Example – Finding the Root Cause
Upon digging further, the engineers discovered that the cron job had been properly updated, but an older archived version of the cron job had been copied onto the server via a DevOps process. A Tiger Team was put together to research the DevOps archive and determine the extent of the problem. The Tiger Team reported back to the engineering group the next day; other outdated schedule files were found and also corrected. The engineering team worked with the DevOps engineers to put a process in place to keep the DevOps file archive updated.
Closing Out the Event
At this point, you’ve completed the Root Cause Analysis and identified the core issue causing the reported performance degradation. Since you’ve addressed the root cause this issue should not reoccur again. However, you can’t stop here – there are two follow-up steps that are critical to your future success as an engineering organization –
- Document the issue
I like to use a centralized wiki, like Atlassian’s Confluence, to capture my organization’s knowledge in a central repository available for the entire engineering team. Here I will document the entire event, what was reported by the user, the performance information we captured, the RCA process and the end result – how and what we did to prevent this from happening again. Using tools like Opmantek’s opEvents, I can then relate this wiki entry to the server, router, interfaces, and ifOutUtil event so if it reoccurs future engineers will have this reference available to them.

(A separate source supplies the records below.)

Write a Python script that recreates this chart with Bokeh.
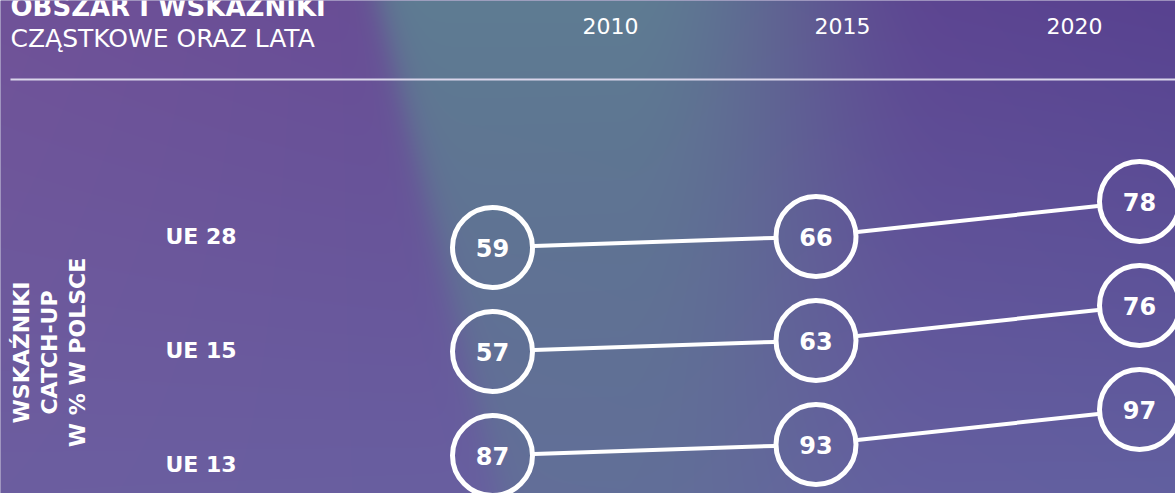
import math
import numpy as np
from bokeh.plotting import figure
from bokeh.models import Range1d
from bokeh.core.properties import value
from bokeh.embed import file_html
from bokeh.resources import INLINE

# ---------------- data ----------------
years = [2010, 2015, 2020]
row_labels = ["UE 28", "UE 15", "UE 13"]
ue28 = [59, 66, 78]
ue15 = [57, 63, 76]
ue13 = [87, 93, 97]
series = [ue28, ue15, ue13]
side_title = ["WSKAŹNIKI", "CATCH-UP", "W % W POLSCE"]
header_bold = "OBSZAR I WSKAŹNIKI"
header_light = "CZĄSTKOWE ORAZ LATA"

# ---------------- layout ----------------
W, H = 1175, 493
PX_PER_YEAR = 64.7
X0 = 2010 - 492 / PX_PER_YEAR
ROW_PX = 104.0
ROW0_PX = 247.0
year_lift = [0.0, -11 / 104, -46 / 104]   # upward tilt of rows per year (layout only)
HDR_PX_PER_YEAR = 46.4
HX0 = 2010 - 610 / HDR_PX_PER_YEAR
LBL_ROW_PX = 114.0
LBL_ROW0_PX = 236.0
FONT = "DejaVu Sans"

p = figure(width=W, height=H, output_backend="svg", toolbar_location=None,
           x_range=Range1d(X0, X0 + W / PX_PER_YEAR),
           y_range=Range1d((H - ROW0_PX) / ROW_PX, -ROW0_PX / ROW_PX),
           min_border=0, min_border_left=0, min_border_right=0,
           min_border_top=0, min_border_bottom=0)
p.axis.visible = False
p.xgrid.visible = False
p.ygrid.visible = False
p.outline_line_color = None
p.background_fill_color = "#66569a"
p.border_fill_color = "#66569a"

p.extra_x_ranges = {"px": Range1d(0, W),
                    "hdr": Range1d(HX0, HX0 + W / HDR_PX_PER_YEAR)}
p.extra_y_ranges = {"up": Range1d(0, H), "down": Range1d(H, 0),
                    "lbl": Range1d((H - LBL_ROW0_PX) / LBL_ROW_PX, -LBL_ROW0_PX / LBL_ROW_PX)}

# ---------------- background gradient ----------------
yy, xx = np.mgrid[0:H, 0:W].astype(float)
fx = xx / (W - 1)
fy = yy / (H - 1)
tl = np.array([112, 82, 152.0]); tr = np.array([88, 66, 144.0])
bl = np.array([108, 94, 160.0]); br = np.array([98, 96, 160.0])
base = (tl[None, None, :] * ((1 - fx) * (1 - fy))[..., None]
        + tr[None, None, :] * (fx * (1 - fy))[..., None]
        + bl[None, None, :] * ((1 - fx) * fy)[..., None]
        + br[None, None, :] * (fx * fy)[..., None])
teal = np.array([94, 124, 146.0])
edge = xx - (377 + 0.245 * yy)
left_w = 1 / (1 + np.exp(-edge / 9.0))
t = np.clip((xx - 620) / 330.0, 0, 1)
right_w = 1 - t * t * (3 - 2 * t)
vert_w = 1 - 0.45 * fy
w = left_w * right_w * vert_w
rgb = base * (1 - w[..., None]) + teal[None, None, :] * w[..., None]
img = np.empty((H, W), dtype=np.uint32)
view = img.view(dtype=np.uint8).reshape((H, W, 4))
view[:, :, :3] = np.flipud(np.clip(rgb, 0, 255)).astype(np.uint8)
view[:, :, 3] = 255
p.image_rgba(image=[img], x=0, y=0, dw=W, dh=H, x_range_name="px", y_range_name="up")

# ---------------- header ----------------
p.segment(x0=[10], y0=[79], x1=[W], y1=[79], x_range_name="px", y_range_name="down",
          line_color="#d9d5ea", line_width=2)
p.text(x=[10], y=[6], text=[header_bold], x_range_name="px", y_range_name="down",
       text_font=value(FONT), text_font_style="bold", text_font_size="26px",
       text_color="white", text_baseline="middle", text_align="left")
p.text(x=[10], y=[38], text=[header_light], x_range_name="px", y_range_name="down",
       text_font=value(FONT), text_font_style="normal", text_font_size="25px",
       text_color="white", text_baseline="middle", text_align="left")
p.text(x=years, y=[25] * len(years), text=[str(y) for y in years],
       x_range_name="hdr", y_range_name="down",
       text_font=value(FONT), text_font_size="22px", text_color="white",
       text_baseline="middle", text_align="center")

# ---------------- side title & row labels ----------------
p.text(x=[21, 49, 77], y=[352] * 3, text=side_title, angle=math.pi / 2,
       x_range_name="px", y_range_name="down",
       text_font=value(FONT), text_font_style="bold", text_font_size="22px",
       text_color="white", text_baseline="middle", text_align="center")
p.text(x=[165] * len(row_labels), y=list(range(len(row_labels))), text=row_labels,
       x_range_name="px", y_range_name="lbl",
       text_font=value(FONT), text_font_style="bold", text_font_size="22px",
       text_color="white", text_baseline="middle", text_align="left")

# ---------------- connectors ----------------
R = 41.5
sx0, sy0, sx1, sy1 = [], [], [], []
for r, vals in enumerate(series):
    for i in range(len(years) - 1):
        ax = (years[i] - X0) * PX_PER_YEAR
        ay = ROW0_PX + (r + year_lift[i]) * ROW_PX
        bx = (years[i + 1] - X0) * PX_PER_YEAR
        by = ROW0_PX + (r + year_lift[i + 1]) * ROW_PX
        d = math.hypot(bx - ax, by - ay)
        ux, uy = (bx - ax) / d, (by - ay) / d
        sx0.append(X0 + (ax + ux * R) / PX_PER_YEAR)
        sy0.append((ay + uy * R - ROW0_PX) / ROW_PX)
        sx1.append(X0 + (bx - ux * R) / PX_PER_YEAR)
        sy1.append((by - uy * R - ROW0_PX) / ROW_PX)
p.segment(x0=sx0, y0=sy0, x1=sx1, y1=sy1, line_color="white", line_width=4)

# ---------------- circles & values ----------------
cx, cy, ct = [], [], []
for r, vals in enumerate(series):
    for i, v in enumerate(vals):
        cx.append(years[i])
        cy.append(r + year_lift[i])
        ct.append(str(v))
p.scatter(x=cx, y=cy, marker="circle", size=80, fill_alpha=0,
          line_color="white", line_width=5)
p.text(x=cx, y=cy, text=ct, text_font=value(FONT), text_font_style="bold",
       text_font_size="24px", text_color="white", text_align="center",
       text_baseline="middle")

html = file_html(p, INLINE)
html = html.replace("<head>", "<head><style>html,body{margin:0;padding:0;overflow:hidden;}</style>", 1)
open("out.html", "w").write(html)
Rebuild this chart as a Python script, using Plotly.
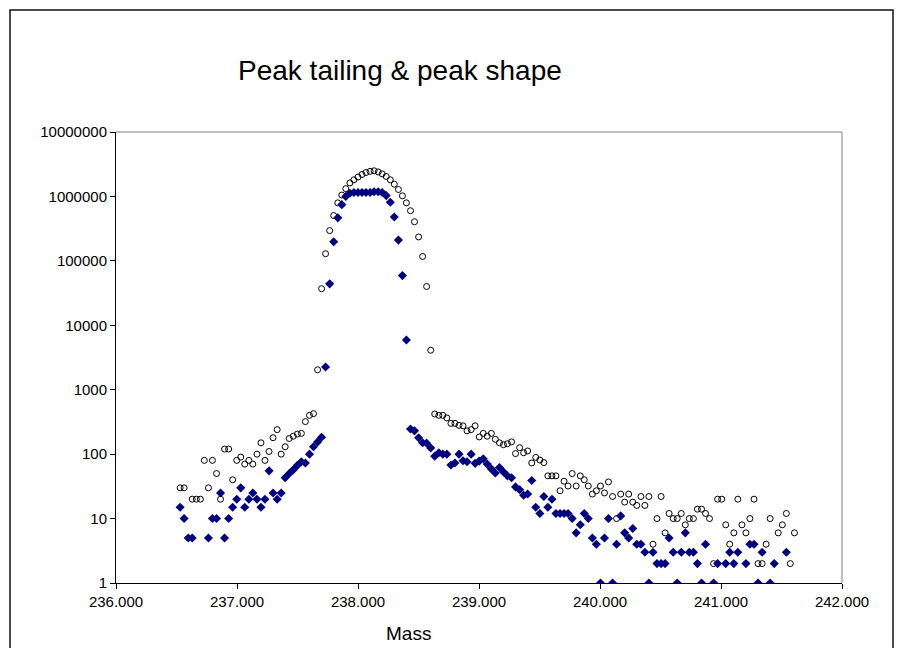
import plotly.graph_objects as go

mass = [
    236.530, 236.563, 236.597, 236.630, 236.664, 236.697, 236.730, 236.764, 236.797, 236.831,
    236.864, 236.897, 236.931, 236.964, 236.998, 237.031, 237.064, 237.098, 237.131, 237.165,
    237.198, 237.231, 237.265, 237.298, 237.332, 237.365, 237.398, 237.432, 237.465, 237.499,
    237.532, 237.565, 237.599, 237.632, 237.666, 237.699, 237.732, 237.766, 237.799, 237.833,
    237.866, 237.899, 237.933, 237.966, 238.000, 238.033, 238.066, 238.100, 238.133, 238.167,
    238.200, 238.233, 238.267, 238.300, 238.334, 238.367, 238.400, 238.434, 238.467, 238.501,
    238.534, 238.567, 238.601, 238.634, 238.668, 238.701, 238.734, 238.768, 238.801, 238.835,
    238.868, 238.901, 238.935, 238.968, 239.002, 239.035, 239.068, 239.102, 239.135, 239.169,
    239.202, 239.235, 239.269, 239.302, 239.336, 239.369, 239.402, 239.436, 239.469, 239.503,
    239.536, 239.569, 239.603, 239.636, 239.670, 239.703, 239.736, 239.770, 239.803, 239.837,
    239.870, 239.903, 239.937, 239.970, 240.004, 240.037, 240.070, 240.104, 240.137, 240.171,
    240.204, 240.237, 240.271, 240.304, 240.338, 240.371, 240.404, 240.438, 240.471, 240.505,
    240.538, 240.571, 240.605, 240.638, 240.672, 240.705, 240.738, 240.772, 240.805, 240.839,
    240.872, 240.905, 240.939, 240.972, 241.006, 241.039, 241.072, 241.106, 241.139, 241.173,
    241.206, 241.239, 241.273, 241.306, 241.340, 241.373, 241.406, 241.440, 241.473, 241.507,
    241.540, 241.573, 241.607,
]

# hollow circle series
circles = [
    30, 30, None, 20, 20, 20, 80, 30, 80, 50,
    20, 120, 120, 40, 80, 90, 70, 80, 70, 100,
    150, 80, 110, 180, 240, 100, 130, 175, 190, 205,
    210, 320, 400, 425, 2040, 37000, 129000, 295000, 505000, 795000,
    1050000, 1320000, 1620000, 1810000, 2000000, 2190000, 2350000, 2450000, 2500000, 2400000,
    2240000, 2040000, 1810000, 1550000, 1280000, 1020000, 795000, 600000, 405000, 235000,
    117000, 40000, 4100, 420, 400, 400, 365, 300, 300, 280,
    275, 230, 240, 275, 185, 210, 190, 210, 170, 150,
    140, 145, 155, 102, 126, 105, 112, 73, 89, 81,
    74, 46, 46, 46, 27, 38, 32, 50, 32, 46,
    40, 32, 24, 27, 32, 25, 37, 22, 10, 24,
    18, 24, 18, 16, 22, 16, 22, 4, 10, 22,
    6, 12, 10, 10, 12, 8, 10, 10, 14, 14,
    12, 10, 2, 20, 20, 8, 4, 6, 20, 8,
    6, 10, 20, 2, 2, 4, 10, None, 6, 8,
    12, 2, 6,
]

# filled diamond series
diamonds = [
    15, 10, 5, 5, None, None, None, 5, 10, 10,
    25, 5, 10, 15, 20, 30, 15, 20, 25, 20,
    15, 20, 55, 25, 20, 25, 43, 50, 57, 67,
    76, 73, 100, 130, 155, 183, 2250, 44000, 198000, 465000,
    745000, 1000000, 1120000, 1150000, 1150000, 1150000, 1150000, 1150000, 1180000, 1180000,
    1150000, 1030000, 810000, 480000, 210000, 59000, 5900, 245, 230, 180,
    150, 148, 125, 93, 105, 100, 100, 68, 73, 100,
    79, 76, 100, 72, 78, 85, 70, 59, 51, 62,
    53, 46, 43, 31, 28, 23, 24, 39, 15, 12,
    22, 15, 20, 12, 12, 12, 12, 10, 6, 8,
    12, 10, 5, 4, 1, 5, 10, 1, 4, 11,
    6, 5, 7, 4, 4, 3, 1, 3, 2, 2,
    2, 5, 3, 1, 3, 6, 3, 3, 2, 1,
    4, None, 1, 2, None, 2, 3, 2, 3, None,
    2, 4, 4, 1, 3, None, 1, 2, None, None,
    3, None, None,
]

x_ticks = [236, 237, 238, 239, 240, 241, 242]
x_tick_text = ["236.000", "237.000", "238.000", "239.000", "240.000", "241.000", "242.000"]
y_ticks = [1, 10, 100, 1000, 10000, 100000, 1000000, 10000000]
y_tick_text = ["1", "10", "100", "1000", "10000", "100000", "1000000", "10000000"]

FONT = "Liberation Sans, Arial, sans-serif"

fig = go.Figure()
fig.add_trace(go.Scatter(
    x=mass, y=circles, mode="markers", name="circles",
    marker=dict(symbol="circle-open", size=6, color="black", line=dict(width=1, color="black")),
))
fig.add_trace(go.Scatter(
    x=mass, y=diamonds, mode="markers", name="diamonds",
    marker=dict(symbol="diamond", size=7, color="#000080", line=dict(width=0)),
))

W, H = 901, 648
L, R, T, B = 116, 842, 132, 583

def px(x):
    return (x - L) / (R - L)

def py(y):
    return (B - y) / (B - T)

fig.update_layout(
    width=W, height=H,
    margin=dict(l=L, r=W - R, t=T, b=H - B, pad=0),
    paper_bgcolor="white", plot_bgcolor="white",
    showlegend=False,
    font=dict(family=FONT, size=15, color="black"),
    xaxis=dict(
        range=[236, 242], tickmode="array", tickvals=x_ticks, ticktext=x_tick_text,
        showgrid=False, zeroline=False, showline=True, linecolor="black", linewidth=1,
        ticks="outside", ticklen=5, tickcolor="black", tickfont=dict(size=15, family=FONT),
    ),
    yaxis=dict(
        type="log", range=[0, 7], tickmode="array", tickvals=y_ticks, ticktext=y_tick_text,
        showgrid=False, zeroline=False, showline=True, linecolor="black", linewidth=1,
        ticks="outside", ticklen=5, tickcolor="black", tickfont=dict(size=15, family=FONT),
    ),
    shapes=[
        # gray plot-area border (top and right)
        dict(type="line", xref="paper", yref="paper", x0=0, x1=1, y0=1, y1=1,
             line=dict(color="#808080", width=1), layer="below"),
        dict(type="line", xref="paper", yref="paper", x0=1, x1=1, y0=0, y1=1,
             line=dict(color="#808080", width=1), layer="below"),
        # outer chart frame
        dict(type="rect", xref="paper", yref="paper",
             x0=px(10), x1=px(893), y0=py(680), y1=py(10),
             line=dict(color="#111111", width=1.5), fillcolor="rgba(0,0,0,0)"),
    ],
    annotations=[
        dict(text="Peak tailing & peak shape", xref="paper", yref="paper",
             x=px(400), y=py(70), xanchor="center", yanchor="middle", showarrow=False,
             font=dict(size=28, family=FONT, color="black")),
        dict(text="Mass", xref="paper", yref="paper",
             x=px(408), y=py(633), xanchor="center", yanchor="middle", showarrow=False,
             font=dict(size=19, family=FONT, color="black")),
    ],
)

fig.write_html("out.html")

The root cause has been identified, a remediated put in place, and a process developed to preclude it from happening again. However, this doesn’t mean we’re done with the troubleshooting. There are times where what we assume is the root cause is, in fact, just a causal factor. If that is the case, this problem will reassert itself again as the solution would only be a workaround for the true problem. The solution is to put a process in place, usually through a working group or engineering team meeting, to discuss user impacting events and determine if they relate to either open or remediated RCA processes.
What I’ve presented here is a simplified root cause analysis process. There are additional steps that can be taken depending on the type of equipment or process involved, but if you start here you can always grow the process as your team absorbs the process and methodology.